Request -
Extract everything from the first line through the line with "const k2YTicks = [0.65, 0.7, 0.75, 0.8, 0.85, 0.9, 0.95, 1];", both ends included, except for any pictures.

Provided material -
[Begin]

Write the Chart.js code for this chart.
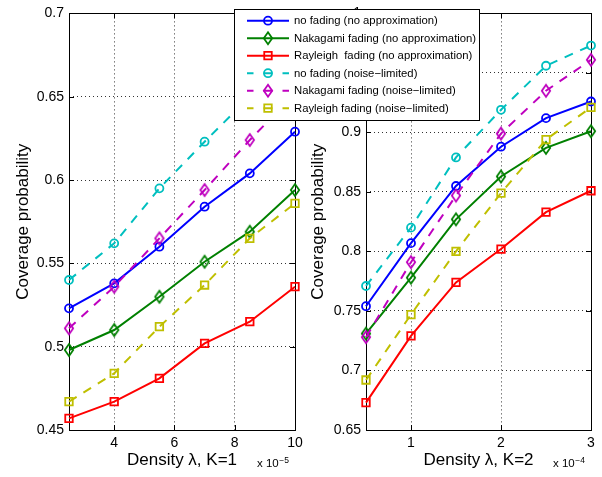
<!DOCTYPE html>
<html><head><meta charset="utf-8">
<script src="https://cdn.jsdelivr.net/npm/chart.js@4.4.1/dist/chart.umd.min.js"></script>
<style>
html,body{margin:0;padding:0;background:#fff;}
#wrap{position:relative;width:602px;height:477px;overflow:hidden;}
canvas{position:absolute;left:0;top:0;}
</style>
</head><body>
<div id="wrap"><canvas id="c1" width="602" height="477"></canvas><canvas id="c2" width="602" height="477"></canvas></div>
<script>
// ---------- data ----------
const seriesNames = [
  'no fading (no approximation)',
  'Nakagami fading (no approximation)',
  'Rayleigh  fading (no approximation)',
  'no fading (noise\u2212limited)',
  'Nakagami fading (noise\u2212limited)',
  'Rayleigh fading (noise\u2212limited)'
];

// Left panel, K=1 (density in units of 1e-5)
const densityK1 = [2.5, 4, 5.5, 7, 8.5, 10];
const k1NoFading       = [0.523, 0.538, 0.560, 0.584, 0.604, 0.629];
const k1Nakagami       = [0.498, 0.510, 0.530, 0.551, 0.569, 0.594];
const k1Rayleigh       = [0.457, 0.467, 0.481, 0.502, 0.515, 0.536];
const k1NoFadingNL     = [0.540, 0.562, 0.595, 0.623, 0.650, 0.676];
const k1NakagamiNL     = [0.511, 0.536, 0.565, 0.594, 0.624, 0.652];
const k1RayleighNL     = [0.467, 0.484, 0.512, 0.537, 0.565, 0.586];
const k1XTicks = [4, 6, 8, 10];
const k1YTicks = [0.45, 0.5, 0.55, 0.6, 0.65, 0.7];

// Right panel, K=2 (density in units of 1e-4)
const densityK2 = [0.5, 1, 1.5, 2, 2.5, 3];
const k2NoFading       = [0.754, 0.807, 0.855, 0.888, 0.912, 0.926];
const k2Nakagami       = [0.731, 0.778, 0.827, 0.863, 0.887, 0.901];
const k2Rayleigh       = [0.673, 0.729, 0.774, 0.802, 0.833, 0.851];
const k2NoFadingNL     = [0.771, 0.820, 0.879, 0.919, 0.956, 0.973];
const k2NakagamiNL     = [0.728, 0.791, 0.847, 0.899, 0.935, 0.961];
const k2RayleighNL     = [0.692, 0.747, 0.800, 0.849, 0.894, 0.921];
const k2XTicks = [1, 2, 3];
const k2YTicks = [0.65, 0.7, 0.75, 0.8, 0.85, 0.9, 0.95, 1];

// ---------- styles ----------
const seriesColors  = ['#0000ff', '#008000', '#ff0000', '#00bfbf', '#bf00bf', '#bfbf00'];
const seriesMarkers = ['circle', 'diamond', 'square', 'circle', 'diamond', 'square'];
const seriesDashed  = [false, false, false, true, true, true];
const FONT = "'Liberation Sans', Arial, Helvetica, sans-serif";
const DASH = [9, 8];

function diamondCanvas(color) {
  const c = document.createElement('canvas');
  c.width = 14; c.height = 18;
  const g = c.getContext('2d');
  g.strokeStyle = color; g.lineWidth = 1.8;
  g.beginPath();
  g.moveTo(7, 9 - 6); g.lineTo(7 + 4.2, 9); g.lineTo(7, 9 + 6); g.lineTo(7 - 4.2, 9); g.closePath();
  g.stroke();
  return c;
}
function pointStyleFor(i) {
  const m = seriesMarkers[i];
  if (m === 'circle') return {style: 'circle', r: 4};
  if (m === 'square') return {style: 'rect', r: 5.3};
  return {style: diamondCanvas(seriesColors[i]), r: 6};
}

function fmt(v) { return String(+(+v).toFixed(2)); }

const boxPlugin = {
  id: 'box',
  beforeDatasetsDraw(chart) {
    const {ctx, chartArea: a, scales} = chart;
    ctx.save();
    ctx.strokeStyle = '#000'; ctx.lineWidth = 1;
    ctx.strokeRect(Math.round(a.left) + 0.5, Math.round(a.top) + 0.5, Math.round(a.right - a.left), Math.round(a.bottom - a.top));
    ctx.beginPath();
    scales.x.ticks.forEach(t => {
      const x = Math.round(scales.x.getPixelForValue(t.value)) + 0.5;
      ctx.moveTo(x, a.bottom); ctx.lineTo(x, a.bottom - 5);
      ctx.moveTo(x, a.top); ctx.lineTo(x, a.top + 5);
    });
    scales.y.ticks.forEach(t => {
      const y = Math.round(scales.y.getPixelForValue(t.value)) + 0.5;
      ctx.moveTo(a.left, y); ctx.lineTo(a.left + 5, y);
      ctx.moveTo(a.right, y); ctx.lineTo(a.right - 5, y);
    });
    ctx.stroke();
    ctx.restore();
  }
};

function expPlugin(exp) {
  return {
    id: 'exp',
    afterDraw(chart) {
      const {ctx, chartArea: a} = chart;
      ctx.save();
      ctx.fillStyle = '#000';
      ctx.textBaseline = 'alphabetic';
      ctx.textAlign = 'left';
      ctx.font = '11.5px ' + FONT;
      const base = 'x 10';
      const w = ctx.measureText(base).width;
      const x0 = a.right - 38;
      ctx.fillText(base, x0, 466.5);
      ctx.font = '8.5px ' + FONT;
      ctx.fillText(exp, x0 + w + 0.5, 462.5);
      ctx.restore();
    }
  };
}

function drawLegendMarker(ctx, i, x, y) {
  ctx.save();
  ctx.strokeStyle = seriesColors[i];
  ctx.lineWidth = 1.8;
  ctx.setLineDash([]);
  ctx.beginPath();
  const m = seriesMarkers[i];
  if (m === 'circle') ctx.arc(x, y, 4, 0, Math.PI * 2);
  else if (m === 'square') ctx.rect(x - 3.75, y - 3.75, 7.5, 7.5);
  else { ctx.moveTo(x, y - 6); ctx.lineTo(x + 4.2, y); ctx.lineTo(x, y + 6); ctx.lineTo(x - 4.2, y); ctx.closePath(); }
  ctx.stroke();
  ctx.restore();
}

const legendPlugin = {
  id: 'legendBox',
  afterDraw(chart) {
    const ctx = chart.ctx;
    const L = 234.5, T = 9.5, R = 479.5, B = 120.5;
    ctx.save();
    ctx.fillStyle = '#fff';
    ctx.fillRect(L, T, R - L, B - T);
    ctx.strokeStyle = '#000'; ctx.lineWidth = 1;
    ctx.strokeRect(L, T, R - L, B - T);
    for (let i = 0; i < seriesNames.length; i++) {
      const y = 20.7 + i * 17.5;
      ctx.strokeStyle = seriesColors[i];
      ctx.lineWidth = 2;
      ctx.beginPath();
      if (seriesDashed[i]) {
        ctx.moveTo(247, y); ctx.lineTo(253.5, y);
        ctx.moveTo(263.5, y); ctx.lineTo(272.5, y);
        ctx.moveTo(282.5, y); ctx.lineTo(289, y);
      } else {
        ctx.moveTo(247, y); ctx.lineTo(289, y);
      }
      ctx.stroke();
      drawLegendMarker(ctx, i, 268, y);
      ctx.fillStyle = '#000';
      ctx.font = '11.3px ' + FONT;
      ctx.textBaseline = 'middle';
      ctx.textAlign = 'left';
      ctx.fillText(seriesNames[i], 294, y + 0.5);
    }
    ctx.restore();
  }
};

function makePanel(id, xs, series, xTicks, yTicks, xmin, xmax, ymin, ymax, pad, yWidth, yTitlePad, xTitle, exp, extra) {
  const datasets = series.map((vals, i) => {
    const ps = pointStyleFor(i);
    return {
      label: seriesNames[i],
      data: xs.map((x, k) => ({x: x, y: vals[k]})),
      borderColor: seriesColors[i],
      backgroundColor: 'rgba(0,0,0,0)',
      borderWidth: 2,
      borderDash: seriesDashed[i] ? DASH : [],
      pointStyle: ps.style,
      pointRadius: ps.r,
      pointBorderWidth: 1.8,
      pointBorderColor: seriesColors[i],
      pointBackgroundColor: 'rgba(0,0,0,0)',
      tension: 0,
      clip: false,
      order: series.length - i
    };
  });
  const tickFont = {family: FONT, size: 14};
  return new Chart(document.getElementById(id), {
    type: 'line',
    data: {datasets},
    options: {
      responsive: false,
      animation: false,
      devicePixelRatio: 1,
      layout: {padding: pad},
      plugins: {legend: {display: false}, tooltip: {enabled: false}},
      scales: {
        x: {
          type: 'linear', min: xmin, max: xmax,
          afterBuildTicks: s => { s.ticks = xTicks.map(v => ({value: v})); },
          afterFit: s => { s.height = 47; },
          ticks: {color: '#000', font: tickFont, padding: 5, maxRotation: 0, autoSkip: false, callback: v => fmt(v)},
          grid: {color: 'rgba(0,0,0,0.8)', lineWidth: 1, drawTicks: false},
          border: {display: false, dash: [1, 3]},
          title: {display: true, text: xTitle, color: '#000', font: {family: FONT, size: 17}, padding: {top: 0, bottom: 6}}
        },
        y: {
          type: 'linear', min: ymin, max: ymax,
          afterBuildTicks: s => { s.ticks = yTicks.map(v => ({value: v})); },
          afterFit: s => { s.width = yWidth; },
          ticks: {color: '#000', font: tickFont, padding: 5, autoSkip: false, callback: v => fmt(v)},
          grid: {color: 'rgba(0,0,0,0.8)', lineWidth: 1, drawTicks: false},
          border: {display: false, dash: [1, 3]},
          title: {display: true, text: 'Coverage probability', color: '#000', font: {family: FONT, size: 17}, padding: {top: yTitlePad, bottom: 0}}
        }
      }
    },
    plugins: [boxPlugin, expPlugin(exp)].concat(extra)
  });
}

makePanel('c1', densityK1,
  [k1NoFading, k1Nakagami, k1Rayleigh, k1NoFadingNL, k1NakagamiNL, k1RayleighNL],
  k1XTicks, k1YTicks, 2.5, 10, 0.45, 0.7,
  {left: 0, right: 307, top: 10, bottom: 0}, 69, 13,
  'Density \u03bb, K=1', '\u22125', []);

makePanel('c2', densityK2,
  [k2NoFading, k2Nakagami, k2Rayleigh, k2NoFadingNL, k2NakagamiNL, k2RayleighNL],
  k2XTicks, k2YTicks, 0.5, 3, 0.65, 1.0,
  {left: 300, right: 11, top: 10, bottom: 0}, 66, 8,
  'Density \u03bb, K=2', '\u22124', [legendPlugin]);
</script>
</body></html>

[End]

Response to this exercise -
Write the Chart.js code for this chart.
<!DOCTYPE html>
<html><head><meta charset="utf-8">
<script src="https://cdn.jsdelivr.net/npm/chart.js@4.4.1/dist/chart.umd.min.js"></script>
<style>
html,body{margin:0;padding:0;background:#fff;}
#wrap{position:relative;width:602px;height:477px;overflow:hidden;}
canvas{position:absolute;left:0;top:0;}
</style>
</head><body>
<div id="wrap"><canvas id="c1" width="602" height="477"></canvas><canvas id="c2" width="602" height="477"></canvas></div>
<script>
// ---------- data ----------
const seriesNames = [
  'no fading (no approximation)',
  'Nakagami fading (no approximation)',
  'Rayleigh  fading (no approximation)',
  'no fading (noise\u2212limited)',
  'Nakagami fading (noise\u2212limited)',
  'Rayleigh fading (noise\u2212limited)'
];

// Left panel, K=1 (density in units of 1e-5)
const densityK1 = [2.5, 4, 5.5, 7, 8.5, 10];
const k1NoFading       = [0.523, 0.538, 0.560, 0.584, 0.604, 0.629];
const k1Nakagami       = [0.498, 0.510, 0.530, 0.551, 0.569, 0.594];
const k1Rayleigh       = [0.457, 0.467, 0.481, 0.502, 0.515, 0.536];
const k1NoFadingNL     = [0.540, 0.562, 0.595, 0.623, 0.650, 0.676];
const k1NakagamiNL     = [0.511, 0.536, 0.565, 0.594, 0.624, 0.652];
const k1RayleighNL     = [0.467, 0.484, 0.512, 0.537, 0.565, 0.586];
const k1XTicks = [4, 6, 8, 10];
const k1YTicks = [0.45, 0.5, 0.55, 0.6, 0.65, 0.7];

// Right panel, K=2 (density in units of 1e-4)
const densityK2 = [0.5, 1, 1.5, 2, 2.5, 3];
const k2NoFading       = [0.754, 0.807, 0.855, 0.888, 0.912, 0.926];
const k2Nakagami       = [0.731, 0.778, 0.827, 0.863, 0.887, 0.901];
const k2Rayleigh       = [0.673, 0.729, 0.774, 0.802, 0.833, 0.851];
const k2NoFadingNL     = [0.771, 0.820, 0.879, 0.919, 0.956, 0.973];
const k2NakagamiNL     = [0.728, 0.791, 0.847, 0.899, 0.935, 0.961];
const k2RayleighNL     = [0.692, 0.747, 0.800, 0.849, 0.894, 0.921];
const k2XTicks = [1, 2, 3];
const k2YTicks = [0.65, 0.7, 0.75, 0.8, 0.85, 0.9, 0.95, 1];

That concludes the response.